“My first memory has always been of me and my mom on a cold grey day down at some beach in Washington, along the Puget sound somewhere near Seattle. I would be around two or three years old and we’re with a friend of mine from the neighborhood and his mom. Walking around among the driftwood looking for crabs. Even now, I can remember the smell and temperature of the air, the feeling of the sand and the swaying tall grass I can even remember looking over at my friend and how his face looked when he smiled back at me Another memory that I’ll sometimes recall as my first memory is dressing up in the dead of winter as Jack London with tennis rackets on my feet and wearing my dad’s hiking pack, in the middle of summer after seeing Disney’s (terrible) version of White Fang. or There’s the memory of stealing my neighbor’s big wheel and riding it halfway down the block before getting caught and having to turn around defeated, or of wearing a fireman’s outfit while washing my parent’s car, or eating an orange popsicle from the ice cream truck.
These are and have always been some of my most distinct and persistent memories of childhood, so i came as a disappointment to me when one day as a teenager I opened up a photo album and found pictures of each and every one of those memories. I didn’t have a single memory that didn’t belong to or somehow grow from pictures my parents had taken of me when I was growing up even the scenes I remember so clearly in my head are from the same angles as those photographs and I don’t really know what to to make of it. I’m going to guess that I’d seen all theses photographs at some point, forgotten they were just photographs and over time made them into my most tangible memories. That’s scary to me in a way.”
Warren Gamaliel Bancroft Winnipeg Harding
April 6th, 2008
When I first read that, my thoughts immediately turned to my childhood. My first real “distinct” memory being my third birthday. We gathered around the glass-topped octogon table in the lounge room in the morning. My first tricycle, pink with white foam or rubber wheels, was my gift. It was small and light enough that it was sat upon the table.
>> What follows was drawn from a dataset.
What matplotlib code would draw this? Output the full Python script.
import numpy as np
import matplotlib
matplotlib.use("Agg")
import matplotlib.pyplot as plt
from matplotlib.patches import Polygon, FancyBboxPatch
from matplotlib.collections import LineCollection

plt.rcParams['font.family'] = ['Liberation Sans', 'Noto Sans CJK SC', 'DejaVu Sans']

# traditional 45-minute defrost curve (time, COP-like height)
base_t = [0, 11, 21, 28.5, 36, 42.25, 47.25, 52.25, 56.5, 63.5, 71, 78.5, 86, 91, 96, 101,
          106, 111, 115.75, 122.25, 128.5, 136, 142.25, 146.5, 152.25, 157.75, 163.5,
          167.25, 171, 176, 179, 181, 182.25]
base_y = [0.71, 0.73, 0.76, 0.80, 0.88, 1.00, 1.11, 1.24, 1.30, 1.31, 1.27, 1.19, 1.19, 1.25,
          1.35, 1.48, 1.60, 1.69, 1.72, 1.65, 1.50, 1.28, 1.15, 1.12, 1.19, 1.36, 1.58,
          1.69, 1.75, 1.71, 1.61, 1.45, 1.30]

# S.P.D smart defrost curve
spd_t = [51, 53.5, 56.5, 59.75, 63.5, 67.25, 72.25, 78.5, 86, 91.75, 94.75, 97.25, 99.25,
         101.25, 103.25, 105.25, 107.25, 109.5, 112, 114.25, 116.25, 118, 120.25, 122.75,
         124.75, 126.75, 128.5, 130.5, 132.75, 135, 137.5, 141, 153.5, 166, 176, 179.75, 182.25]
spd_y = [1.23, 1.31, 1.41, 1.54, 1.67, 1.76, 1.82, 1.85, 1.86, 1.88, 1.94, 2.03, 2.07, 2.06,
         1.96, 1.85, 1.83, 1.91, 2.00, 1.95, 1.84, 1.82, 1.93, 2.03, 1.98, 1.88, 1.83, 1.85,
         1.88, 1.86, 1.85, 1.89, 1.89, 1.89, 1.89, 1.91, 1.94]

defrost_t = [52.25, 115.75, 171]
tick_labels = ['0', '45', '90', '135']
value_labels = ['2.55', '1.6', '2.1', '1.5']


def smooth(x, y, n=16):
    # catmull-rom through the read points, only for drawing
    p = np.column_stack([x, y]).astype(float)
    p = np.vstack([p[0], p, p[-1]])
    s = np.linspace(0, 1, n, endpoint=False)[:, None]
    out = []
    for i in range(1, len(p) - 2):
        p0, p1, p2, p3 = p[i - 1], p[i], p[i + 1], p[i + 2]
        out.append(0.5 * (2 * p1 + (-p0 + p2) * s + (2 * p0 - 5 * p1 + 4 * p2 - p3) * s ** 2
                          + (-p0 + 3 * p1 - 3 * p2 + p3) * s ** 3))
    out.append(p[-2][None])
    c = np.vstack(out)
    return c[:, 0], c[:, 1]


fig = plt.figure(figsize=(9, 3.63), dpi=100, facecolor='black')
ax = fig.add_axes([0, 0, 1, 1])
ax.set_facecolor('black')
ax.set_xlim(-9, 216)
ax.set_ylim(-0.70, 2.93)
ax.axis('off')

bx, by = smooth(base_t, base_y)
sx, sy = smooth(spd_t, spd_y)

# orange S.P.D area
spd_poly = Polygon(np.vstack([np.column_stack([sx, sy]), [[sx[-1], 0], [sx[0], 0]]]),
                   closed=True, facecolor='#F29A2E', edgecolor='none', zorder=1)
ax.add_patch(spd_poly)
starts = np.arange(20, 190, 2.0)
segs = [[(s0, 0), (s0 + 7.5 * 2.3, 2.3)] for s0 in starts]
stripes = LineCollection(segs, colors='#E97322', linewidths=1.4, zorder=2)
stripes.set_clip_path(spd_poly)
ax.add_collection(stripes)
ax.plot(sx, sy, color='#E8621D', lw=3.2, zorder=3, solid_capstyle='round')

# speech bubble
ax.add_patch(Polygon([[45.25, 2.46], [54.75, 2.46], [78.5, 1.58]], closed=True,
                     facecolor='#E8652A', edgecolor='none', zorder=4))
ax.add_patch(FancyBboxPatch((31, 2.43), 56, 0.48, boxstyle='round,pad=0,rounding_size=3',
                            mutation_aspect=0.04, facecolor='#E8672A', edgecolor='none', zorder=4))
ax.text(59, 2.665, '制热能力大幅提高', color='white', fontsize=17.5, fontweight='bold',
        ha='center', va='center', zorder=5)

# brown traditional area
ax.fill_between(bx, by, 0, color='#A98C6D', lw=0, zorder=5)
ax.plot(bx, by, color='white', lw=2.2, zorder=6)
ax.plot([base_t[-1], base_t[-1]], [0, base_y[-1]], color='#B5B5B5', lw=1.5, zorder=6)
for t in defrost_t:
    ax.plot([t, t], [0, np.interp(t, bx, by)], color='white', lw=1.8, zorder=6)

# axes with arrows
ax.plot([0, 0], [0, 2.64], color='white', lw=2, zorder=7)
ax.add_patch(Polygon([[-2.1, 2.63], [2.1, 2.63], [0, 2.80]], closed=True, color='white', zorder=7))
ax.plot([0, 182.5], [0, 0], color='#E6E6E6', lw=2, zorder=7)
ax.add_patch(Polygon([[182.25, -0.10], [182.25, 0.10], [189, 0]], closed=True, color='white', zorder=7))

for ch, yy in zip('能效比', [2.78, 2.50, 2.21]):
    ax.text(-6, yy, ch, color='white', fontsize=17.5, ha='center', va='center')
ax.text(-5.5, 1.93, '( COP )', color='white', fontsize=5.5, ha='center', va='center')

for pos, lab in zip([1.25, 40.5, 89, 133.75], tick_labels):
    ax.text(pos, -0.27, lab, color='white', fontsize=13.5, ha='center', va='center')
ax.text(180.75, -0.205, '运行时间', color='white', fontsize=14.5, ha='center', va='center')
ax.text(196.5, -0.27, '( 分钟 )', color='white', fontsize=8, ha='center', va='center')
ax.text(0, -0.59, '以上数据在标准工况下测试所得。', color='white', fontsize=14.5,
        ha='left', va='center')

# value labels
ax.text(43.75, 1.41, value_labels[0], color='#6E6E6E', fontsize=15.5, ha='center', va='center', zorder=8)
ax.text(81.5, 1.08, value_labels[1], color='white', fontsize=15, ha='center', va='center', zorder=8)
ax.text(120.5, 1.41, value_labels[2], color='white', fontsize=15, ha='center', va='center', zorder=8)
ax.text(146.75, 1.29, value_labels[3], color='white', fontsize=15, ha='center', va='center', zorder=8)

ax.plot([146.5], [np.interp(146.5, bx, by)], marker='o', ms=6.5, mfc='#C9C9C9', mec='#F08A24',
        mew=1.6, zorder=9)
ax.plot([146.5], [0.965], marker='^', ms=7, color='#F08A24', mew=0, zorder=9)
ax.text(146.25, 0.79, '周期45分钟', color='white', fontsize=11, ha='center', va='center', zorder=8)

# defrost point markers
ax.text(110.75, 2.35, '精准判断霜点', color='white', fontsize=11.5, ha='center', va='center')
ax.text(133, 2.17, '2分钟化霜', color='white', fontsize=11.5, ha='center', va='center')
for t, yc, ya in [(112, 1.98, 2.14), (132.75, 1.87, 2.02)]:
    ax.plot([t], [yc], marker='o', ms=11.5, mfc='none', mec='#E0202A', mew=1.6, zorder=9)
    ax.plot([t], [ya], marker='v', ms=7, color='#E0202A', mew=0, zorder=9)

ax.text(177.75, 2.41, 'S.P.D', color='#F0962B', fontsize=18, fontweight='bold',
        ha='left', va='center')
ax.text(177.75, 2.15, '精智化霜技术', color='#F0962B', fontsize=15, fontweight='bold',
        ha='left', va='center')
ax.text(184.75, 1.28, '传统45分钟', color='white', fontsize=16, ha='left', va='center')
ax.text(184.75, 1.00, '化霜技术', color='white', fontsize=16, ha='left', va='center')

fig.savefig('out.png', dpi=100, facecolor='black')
Before that, vague moments exist. Snippets of a holiday to Perth when I was 2 and a half. Burning my arm on a hot iron at 18 months. Sitting in a green shell pool in the side garden by the carport at less than a year old. I am not even sure if those memories are real, or if they have been ingrained into me through photos and retellings over the years. Particularly my burn. I can picture the event from start to finish, from pulling the cord from the ironing board, to being thrown screaming into a bath with running cold water. My mum half dressed for work. I believe that it all stems from being told the story dozens of times over.
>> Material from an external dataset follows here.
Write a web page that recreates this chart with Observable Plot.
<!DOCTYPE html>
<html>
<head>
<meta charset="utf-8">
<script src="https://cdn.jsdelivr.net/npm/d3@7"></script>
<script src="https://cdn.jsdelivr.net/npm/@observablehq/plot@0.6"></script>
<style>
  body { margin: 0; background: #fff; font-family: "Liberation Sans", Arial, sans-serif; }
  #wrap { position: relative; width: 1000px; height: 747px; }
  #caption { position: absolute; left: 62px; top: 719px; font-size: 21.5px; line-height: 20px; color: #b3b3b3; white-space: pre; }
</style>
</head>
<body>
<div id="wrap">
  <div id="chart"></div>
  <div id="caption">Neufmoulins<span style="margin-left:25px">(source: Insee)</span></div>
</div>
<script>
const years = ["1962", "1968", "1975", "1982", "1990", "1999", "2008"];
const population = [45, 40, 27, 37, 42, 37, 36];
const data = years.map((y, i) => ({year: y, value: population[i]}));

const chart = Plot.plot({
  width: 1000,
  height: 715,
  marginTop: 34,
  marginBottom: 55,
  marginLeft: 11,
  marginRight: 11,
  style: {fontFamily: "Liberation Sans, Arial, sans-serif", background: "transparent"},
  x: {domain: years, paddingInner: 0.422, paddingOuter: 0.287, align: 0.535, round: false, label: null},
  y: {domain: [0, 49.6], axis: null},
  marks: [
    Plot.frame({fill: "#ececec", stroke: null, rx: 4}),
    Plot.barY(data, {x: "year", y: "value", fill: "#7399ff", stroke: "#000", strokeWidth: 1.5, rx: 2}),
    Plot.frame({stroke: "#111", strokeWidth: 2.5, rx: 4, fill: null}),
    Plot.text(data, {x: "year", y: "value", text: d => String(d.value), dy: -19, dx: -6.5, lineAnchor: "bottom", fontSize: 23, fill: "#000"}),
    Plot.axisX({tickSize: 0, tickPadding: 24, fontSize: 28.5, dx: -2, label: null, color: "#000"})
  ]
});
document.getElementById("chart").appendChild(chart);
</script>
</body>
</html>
Yet these moments still feel a part of my history as real and tangible as what I ate for breakfast this morning. They might be insignificant in the grand scheme of who I am, but they still feel real. Our memories are biased, self-serving and at worst, completely false in some cases. Our memories lie to us every day.
If we try hard enough, and look back long enough, our history changes and distorts itself depending on our later needs and experiences. Stare at a photograph long enough, and it can be whatever you want it to be.
The camera never lies is a lie unto itself. So long as the human memory is fallible the camera creates its own truth, to be reinterpreted countless times over.